• **WRITTEN EXERCISE**: Copy the data below exactly, omitting any picture it contains.

• **RAW DATA**:
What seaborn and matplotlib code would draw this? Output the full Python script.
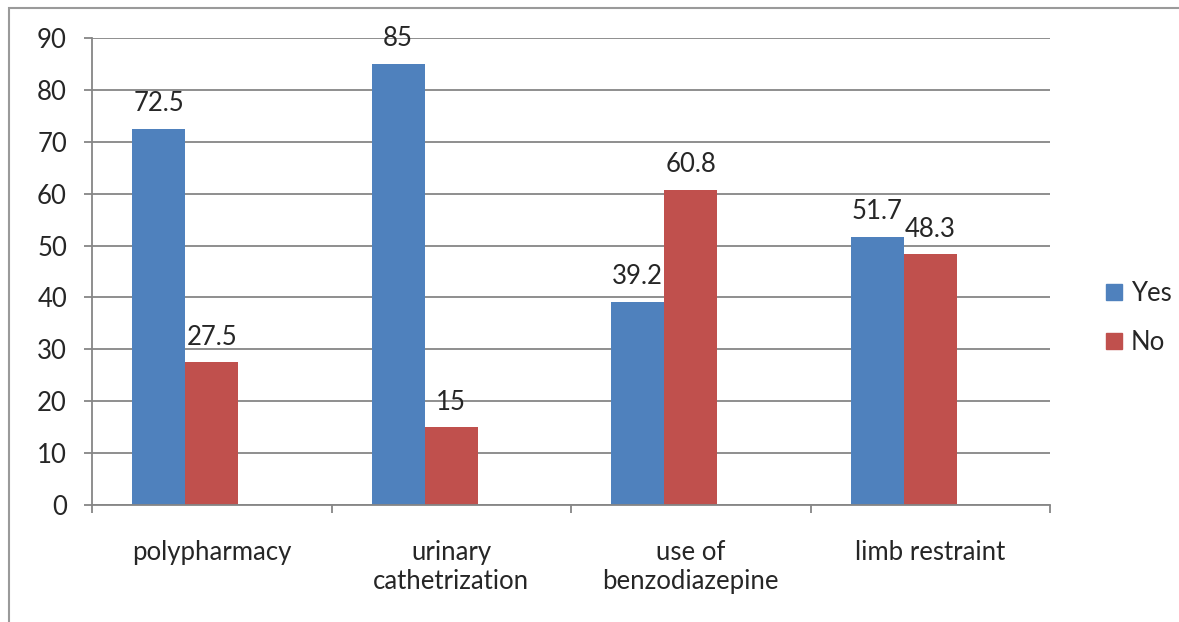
import pandas as pd
import seaborn as sns
import matplotlib.pyplot as plt
from matplotlib.patches import Rectangle, Patch

# values (percent)
categories = ["polypharmacy", "urinary\ncathetrization", "use of\nbenzodiazepine", "limb restraint"]
yes_values = [72.5, 85, 39.2, 51.7]
no_values = [27.5, 15, 60.8, 48.3]
yes_labels = ["72.5", "85", "39.2", "51.7"]
no_labels = ["27.5", "15", "60.8", "48.3"]

df = pd.DataFrame({
    "category": categories * 2,
    "value": yes_values + no_values,
    "group": ["Yes"] * 4 + ["No"] * 4,
})

sns.set_style("white")
plt.rcParams["font.family"] = ["Lato", "DejaVu Sans"]
fs = 18.5

fig = plt.figure(figsize=(11.79, 6.22), dpi=100)
ax = fig.add_axes([92 / 1179, 1 - 505 / 622, (1050 - 92) / 1179, (505 - 38) / 622])

blue = "#4F81BD"
red = "#C0504D"
# third empty hue level keeps the Excel-like left shifted pair of bars
sns.barplot(data=df, x="category", y="value", hue="group", hue_order=["Yes", "No", "_empty"],
            palette={"Yes": blue, "No": red, "_empty": "white"}, width=0.664,
            saturation=1, errorbar=None, ax=ax, legend=False)

for cont, labels in zip(ax.containers, [yes_labels, no_labels]):
    ax.bar_label(cont, labels=labels, padding=9, fontsize=fs)
for p in ax.patches:
    p.set_edgecolor("none")

ax.set_ylim(0, 90)
ax.set_yticks(range(0, 91, 10))
ax.set_xlim(-0.5, 3.5)
ax.set_xlabel("")
ax.set_ylabel("")
ax.yaxis.grid(True, color="#868686", linewidth=1.3)
ax.set_axisbelow(True)
for s in ["top", "right"]:
    ax.spines[s].set_visible(False)
for s in ["left", "bottom"]:
    ax.spines[s].set_color("#868686")
    ax.spines[s].set_linewidth(1.3)

ax.tick_params(axis="y", left=True, length=6, width=1.3, color="#868686", pad=12, labelsize=fs)
ax.tick_params(axis="x", which="major", bottom=True, length=0, pad=25, labelsize=fs)
ax.set_xticks([-0.5, 0.5, 1.5, 2.5, 3.5], minor=True)
ax.tick_params(axis="x", which="minor", bottom=True, length=6, width=1.3, color="#868686")

handles = [Patch(color=blue, label="Yes"), Patch(color=red, label="No")]
fig.legend(handles=handles, loc="center left", bbox_to_anchor=(1083 / 1179, 1 - 318 / 622),
           frameon=False, fontsize=fs, handlelength=0.6, handleheight=0.6,
           labelspacing=0.95, handletextpad=0.35)

fig.patches.append(Rectangle((9 / 1179, -0.2), 1.2, 1.2 - 8 / 622, transform=fig.transFigure,
                             fill=False, edgecolor="#9A9A9A", linewidth=1.5))

fig.savefig("out.png", dpi=100)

• **TASK ANSWER**:
What seaborn and matplotlib code would draw this? Output the full Python script.
import pandas as pd
import seaborn as sns
import matplotlib.pyplot as plt
from matplotlib.patches import Rectangle, Patch

# values (percent)
categories = ["polypharmacy", "urinary\ncathetrization", "use of\nbenzodiazepine", "limb restraint"]
yes_values = [72.5, 85, 39.2, 51.7]
no_values = [27.5, 15, 60.8, 48.3]
yes_labels = ["72.5", "85", "39.2", "51.7"]
no_labels = ["27.5", "15", "60.8", "48.3"]

df = pd.DataFrame({
    "category": categories * 2,
    "value": yes_values + no_values,
    "group": ["Yes"] * 4 + ["No"] * 4,
})

sns.set_style("white")
plt.rcParams["font.family"] = ["Lato", "DejaVu Sans"]
fs = 18.5

fig = plt.figure(figsize=(11.79, 6.22), dpi=100)
ax = fig.add_axes([92 / 1179, 1 - 505 / 622, (1050 - 92) / 1179, (505 - 38) / 622])

blue = "#4F81BD"
red = "#C0504D"
# third empty hue level keeps the Excel-like left shifted pair of bars
sns.barplot(data=df, x="category", y="value", hue="group", hue_order=["Yes", "No", "_empty"],
            palette={"Yes": blue, "No": red, "_empty": "white"}, width=0.664,
            saturation=1, errorbar=None, ax=ax, legend=False)

for cont, labels in zip(ax.containers, [yes_labels, no_labels]):
    ax.bar_label(cont, labels=labels, padding=9, fontsize=fs)
for p in ax.patches:
    p.set_edgecolor("none")

ax.set_ylim(0, 90)
ax.set_yticks(range(0, 91, 10))
ax.set_xlim(-0.5, 3.5)
ax.set_xlabel("")
ax.set_ylabel("")
ax.yaxis.grid(True, color="#868686", linewidth=1.3)
ax.set_axisbelow(True)
for s in ["top", "right"]:
    ax.spines[s].set_visible(False)
for s in ["left", "bottom"]:
    ax.spines[s].set_color("#868686")
    ax.spines[s].set_linewidth(1.3)

ax.tick_params(axis="y", left=True, length=6, width=1.3, color="#868686", pad=12, labelsize=fs)
ax.tick_params(axis="x", which="major", bottom=True, length=0, pad=25, labelsize=fs)
ax.set_xticks([-0.5, 0.5, 1.5, 2.5, 3.5], minor=True)
ax.tick_params(axis="x", which="minor", bottom=True, length=6, width=1.3, color="#868686")

handles = [Patch(color=blue, label="Yes"), Patch(color=red, label="No")]
fig.legend(handles=handles, loc="center left", bbox_to_anchor=(1083 / 1179, 1 - 318 / 622),
           frameon=False, fontsize=fs, handlelength=0.6, handleheight=0.6,
           labelspacing=0.95, handletextpad=0.35)

fig.patches.append(Rectangle((9 / 1179, -0.2), 1.2, 1.2 - 8 / 622, transform=fig.transFigure,
                             fill=False, edgecolor="#9A9A9A", linewidth=1.5))

fig.savefig("out.png", dpi=100)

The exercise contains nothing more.